Short exercise:
Don't include pictures. Quote the lines below from the first through the line that contains "var depths = [91, 90, 87, 87, 87, 87, 87, 87];".

Given material:
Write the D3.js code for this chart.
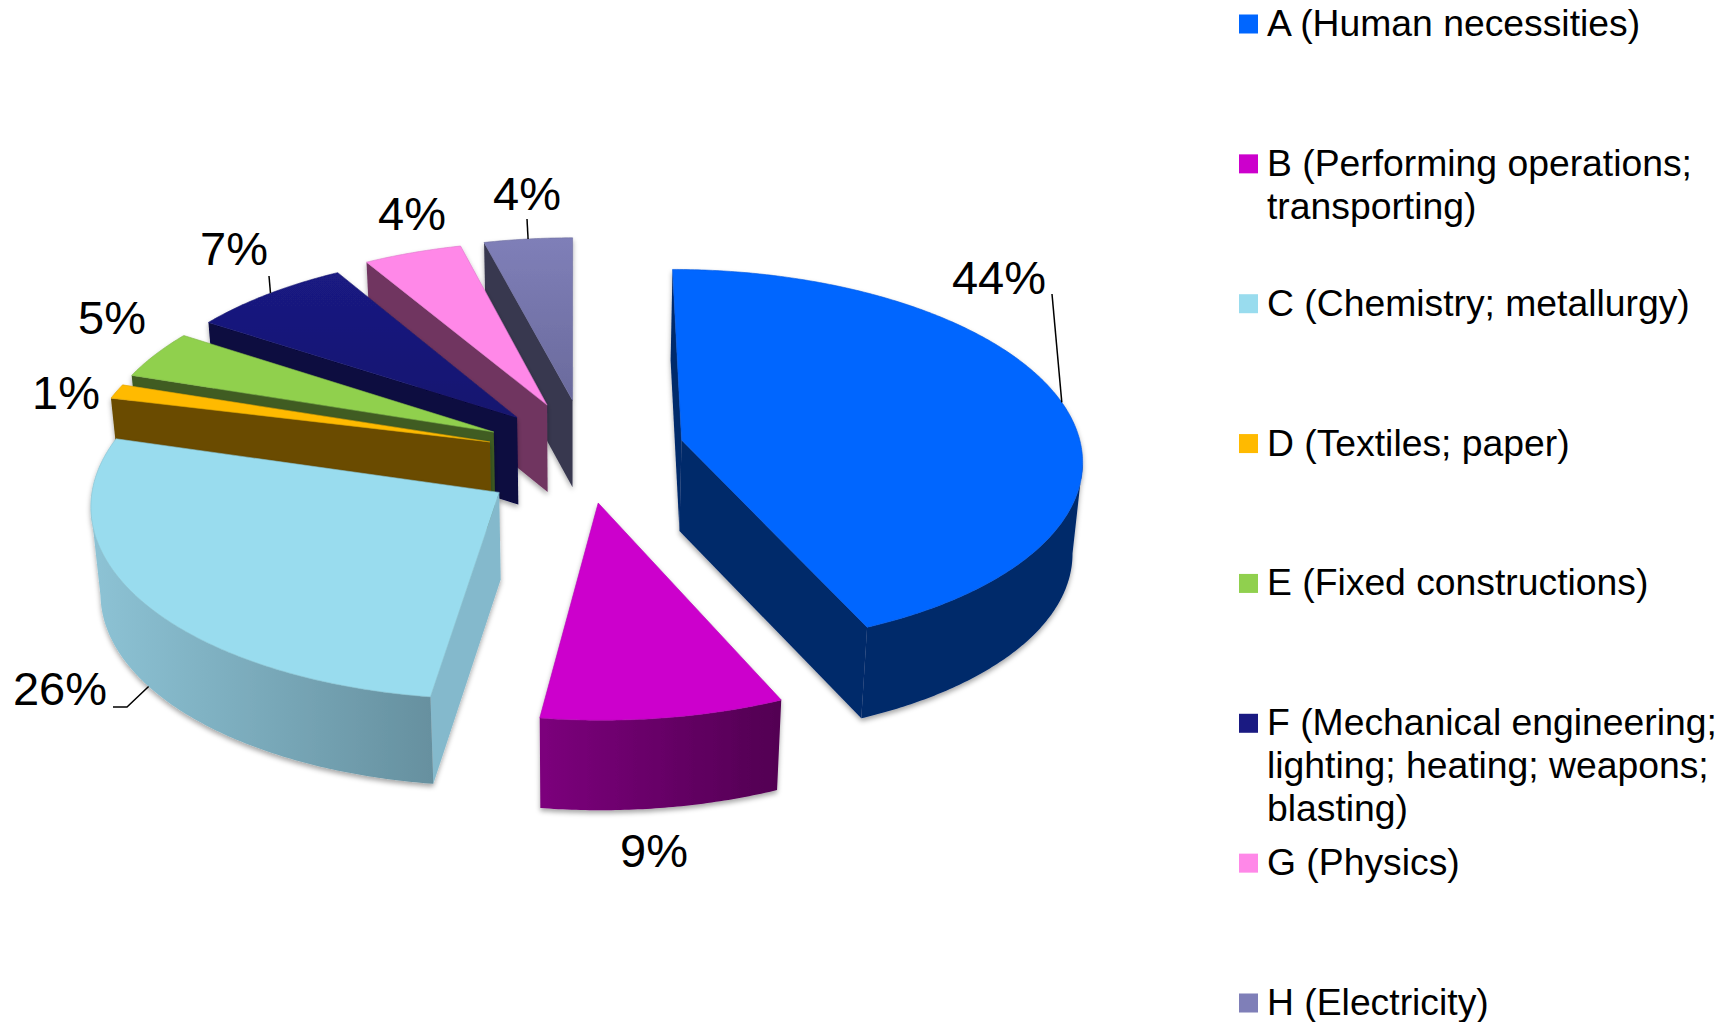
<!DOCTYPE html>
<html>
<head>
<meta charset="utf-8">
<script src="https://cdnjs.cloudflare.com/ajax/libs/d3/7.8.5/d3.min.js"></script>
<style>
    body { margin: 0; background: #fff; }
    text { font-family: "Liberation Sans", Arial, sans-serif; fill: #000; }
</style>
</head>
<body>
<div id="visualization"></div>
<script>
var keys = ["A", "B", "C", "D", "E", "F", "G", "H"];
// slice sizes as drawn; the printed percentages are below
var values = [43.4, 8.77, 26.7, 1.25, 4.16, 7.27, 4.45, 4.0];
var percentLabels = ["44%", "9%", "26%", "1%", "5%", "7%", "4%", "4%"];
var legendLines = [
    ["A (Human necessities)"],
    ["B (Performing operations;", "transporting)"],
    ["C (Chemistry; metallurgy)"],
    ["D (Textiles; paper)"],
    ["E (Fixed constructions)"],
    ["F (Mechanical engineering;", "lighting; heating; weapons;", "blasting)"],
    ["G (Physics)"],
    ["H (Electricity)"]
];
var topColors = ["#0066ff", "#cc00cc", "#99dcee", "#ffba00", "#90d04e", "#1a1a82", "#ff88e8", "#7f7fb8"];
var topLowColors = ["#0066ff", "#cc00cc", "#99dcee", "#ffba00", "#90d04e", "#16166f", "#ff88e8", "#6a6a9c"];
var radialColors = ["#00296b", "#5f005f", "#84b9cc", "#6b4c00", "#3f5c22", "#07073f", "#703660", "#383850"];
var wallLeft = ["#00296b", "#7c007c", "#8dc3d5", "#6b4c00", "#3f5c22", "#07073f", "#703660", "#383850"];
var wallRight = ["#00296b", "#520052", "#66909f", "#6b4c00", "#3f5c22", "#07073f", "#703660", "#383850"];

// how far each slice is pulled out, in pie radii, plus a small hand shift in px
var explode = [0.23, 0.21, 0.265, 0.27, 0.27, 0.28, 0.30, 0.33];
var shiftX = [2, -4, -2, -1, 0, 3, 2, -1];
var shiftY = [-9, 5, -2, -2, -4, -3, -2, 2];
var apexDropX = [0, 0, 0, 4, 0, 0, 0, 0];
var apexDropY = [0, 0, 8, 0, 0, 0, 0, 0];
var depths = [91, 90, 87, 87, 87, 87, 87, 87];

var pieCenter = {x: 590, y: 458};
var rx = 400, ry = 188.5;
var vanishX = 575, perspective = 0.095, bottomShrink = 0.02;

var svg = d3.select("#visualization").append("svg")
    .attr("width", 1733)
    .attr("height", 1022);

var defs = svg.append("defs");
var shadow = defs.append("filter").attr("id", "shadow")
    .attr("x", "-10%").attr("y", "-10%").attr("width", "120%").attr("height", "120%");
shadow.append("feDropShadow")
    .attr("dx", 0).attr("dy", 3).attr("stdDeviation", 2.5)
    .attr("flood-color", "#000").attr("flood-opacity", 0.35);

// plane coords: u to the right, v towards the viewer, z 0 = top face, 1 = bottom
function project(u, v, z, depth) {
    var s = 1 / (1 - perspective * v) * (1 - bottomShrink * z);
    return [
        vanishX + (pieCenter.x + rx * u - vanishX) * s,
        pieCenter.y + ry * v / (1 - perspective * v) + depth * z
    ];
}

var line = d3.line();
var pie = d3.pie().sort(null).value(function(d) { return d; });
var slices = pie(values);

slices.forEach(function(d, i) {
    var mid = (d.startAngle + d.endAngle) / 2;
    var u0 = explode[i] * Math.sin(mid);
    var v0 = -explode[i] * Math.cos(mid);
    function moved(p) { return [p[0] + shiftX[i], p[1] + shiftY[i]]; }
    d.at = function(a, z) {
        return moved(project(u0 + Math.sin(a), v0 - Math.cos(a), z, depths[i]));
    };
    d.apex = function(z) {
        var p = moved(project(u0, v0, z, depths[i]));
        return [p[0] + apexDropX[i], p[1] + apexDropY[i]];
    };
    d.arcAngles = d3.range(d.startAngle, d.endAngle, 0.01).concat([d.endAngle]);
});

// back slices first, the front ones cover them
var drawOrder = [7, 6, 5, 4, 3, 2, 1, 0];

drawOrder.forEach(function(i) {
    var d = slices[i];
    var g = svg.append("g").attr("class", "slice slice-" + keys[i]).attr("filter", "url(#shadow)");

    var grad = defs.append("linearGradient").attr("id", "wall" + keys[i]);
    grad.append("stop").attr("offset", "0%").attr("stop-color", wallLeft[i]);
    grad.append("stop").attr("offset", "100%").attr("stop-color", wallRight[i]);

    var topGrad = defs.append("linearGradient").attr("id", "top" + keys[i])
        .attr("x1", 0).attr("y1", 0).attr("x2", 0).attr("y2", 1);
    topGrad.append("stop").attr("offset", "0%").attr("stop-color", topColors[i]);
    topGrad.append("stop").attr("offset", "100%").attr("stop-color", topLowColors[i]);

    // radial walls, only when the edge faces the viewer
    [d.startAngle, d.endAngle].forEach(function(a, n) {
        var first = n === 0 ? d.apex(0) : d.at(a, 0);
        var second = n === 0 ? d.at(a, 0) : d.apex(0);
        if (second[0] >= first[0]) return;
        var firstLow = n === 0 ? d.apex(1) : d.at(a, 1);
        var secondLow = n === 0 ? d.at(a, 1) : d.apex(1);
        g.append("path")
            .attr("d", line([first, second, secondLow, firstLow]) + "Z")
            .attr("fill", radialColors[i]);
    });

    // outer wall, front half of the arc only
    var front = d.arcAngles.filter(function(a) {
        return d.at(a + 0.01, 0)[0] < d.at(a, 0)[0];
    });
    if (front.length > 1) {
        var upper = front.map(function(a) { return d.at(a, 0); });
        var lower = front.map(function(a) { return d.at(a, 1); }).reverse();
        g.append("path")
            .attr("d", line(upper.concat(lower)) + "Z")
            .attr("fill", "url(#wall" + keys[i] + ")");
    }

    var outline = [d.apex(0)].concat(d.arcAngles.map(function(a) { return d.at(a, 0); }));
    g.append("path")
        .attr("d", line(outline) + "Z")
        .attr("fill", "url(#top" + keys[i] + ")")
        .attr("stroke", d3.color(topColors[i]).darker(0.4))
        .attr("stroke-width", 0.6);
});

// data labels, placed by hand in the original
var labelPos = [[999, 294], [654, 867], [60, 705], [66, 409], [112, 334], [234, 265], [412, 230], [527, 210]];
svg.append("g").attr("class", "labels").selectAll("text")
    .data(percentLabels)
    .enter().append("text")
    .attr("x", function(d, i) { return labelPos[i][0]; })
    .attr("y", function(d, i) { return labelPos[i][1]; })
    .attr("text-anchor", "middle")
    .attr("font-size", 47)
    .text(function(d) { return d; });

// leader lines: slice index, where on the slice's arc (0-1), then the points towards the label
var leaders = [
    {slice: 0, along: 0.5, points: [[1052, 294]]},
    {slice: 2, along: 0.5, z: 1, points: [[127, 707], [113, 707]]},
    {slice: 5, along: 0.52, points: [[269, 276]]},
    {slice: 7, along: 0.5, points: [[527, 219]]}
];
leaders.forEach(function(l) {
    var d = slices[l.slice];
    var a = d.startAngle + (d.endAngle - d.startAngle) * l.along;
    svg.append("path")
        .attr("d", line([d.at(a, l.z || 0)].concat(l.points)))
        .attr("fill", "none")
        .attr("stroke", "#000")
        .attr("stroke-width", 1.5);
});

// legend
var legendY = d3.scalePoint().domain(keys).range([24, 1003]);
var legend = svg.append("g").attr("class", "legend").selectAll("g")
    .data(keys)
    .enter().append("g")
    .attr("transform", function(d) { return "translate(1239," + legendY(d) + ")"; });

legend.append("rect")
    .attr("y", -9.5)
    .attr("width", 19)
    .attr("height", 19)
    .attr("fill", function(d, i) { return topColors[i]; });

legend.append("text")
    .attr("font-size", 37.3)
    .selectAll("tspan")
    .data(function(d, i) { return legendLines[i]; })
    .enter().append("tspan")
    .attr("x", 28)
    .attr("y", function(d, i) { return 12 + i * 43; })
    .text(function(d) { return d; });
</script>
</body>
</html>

Result of the exercise:
Write the D3.js code for this chart.
<!DOCTYPE html>
<html>
<head>
<meta charset="utf-8">
<script src="https://cdnjs.cloudflare.com/ajax/libs/d3/7.8.5/d3.min.js"></script>
<style>
    body { margin: 0; background: #fff; }
    text { font-family: "Liberation Sans", Arial, sans-serif; fill: #000; }
</style>
</head>
<body>
<div id="visualization"></div>
<script>
var keys = ["A", "B", "C", "D", "E", "F", "G", "H"];
// slice sizes as drawn; the printed percentages are below
var values = [43.4, 8.77, 26.7, 1.25, 4.16, 7.27, 4.45, 4.0];
var percentLabels = ["44%", "9%", "26%", "1%", "5%", "7%", "4%", "4%"];
var legendLines = [
    ["A (Human necessities)"],
    ["B (Performing operations;", "transporting)"],
    ["C (Chemistry; metallurgy)"],
    ["D (Textiles; paper)"],
    ["E (Fixed constructions)"],
    ["F (Mechanical engineering;", "lighting; heating; weapons;", "blasting)"],
    ["G (Physics)"],
    ["H (Electricity)"]
];
var topColors = ["#0066ff", "#cc00cc", "#99dcee", "#ffba00", "#90d04e", "#1a1a82", "#ff88e8", "#7f7fb8"];
var topLowColors = ["#0066ff", "#cc00cc", "#99dcee", "#ffba00", "#90d04e", "#16166f", "#ff88e8", "#6a6a9c"];
var radialColors = ["#00296b", "#5f005f", "#84b9cc", "#6b4c00", "#3f5c22", "#07073f", "#703660", "#383850"];
var wallLeft = ["#00296b", "#7c007c", "#8dc3d5", "#6b4c00", "#3f5c22", "#07073f", "#703660", "#383850"];
var wallRight = ["#00296b", "#520052", "#66909f", "#6b4c00", "#3f5c22", "#07073f", "#703660", "#383850"];

// how far each slice is pulled out, in pie radii, plus a small hand shift in px
var explode = [0.23, 0.21, 0.265, 0.27, 0.27, 0.28, 0.30, 0.33];
var shiftX = [2, -4, -2, -1, 0, 3, 2, -1];
var shiftY = [-9, 5, -2, -2, -4, -3, -2, 2];
var apexDropX = [0, 0, 0, 4, 0, 0, 0, 0];
var apexDropY = [0, 0, 8, 0, 0, 0, 0, 0];
var depths = [91, 90, 87, 87, 87, 87, 87, 87];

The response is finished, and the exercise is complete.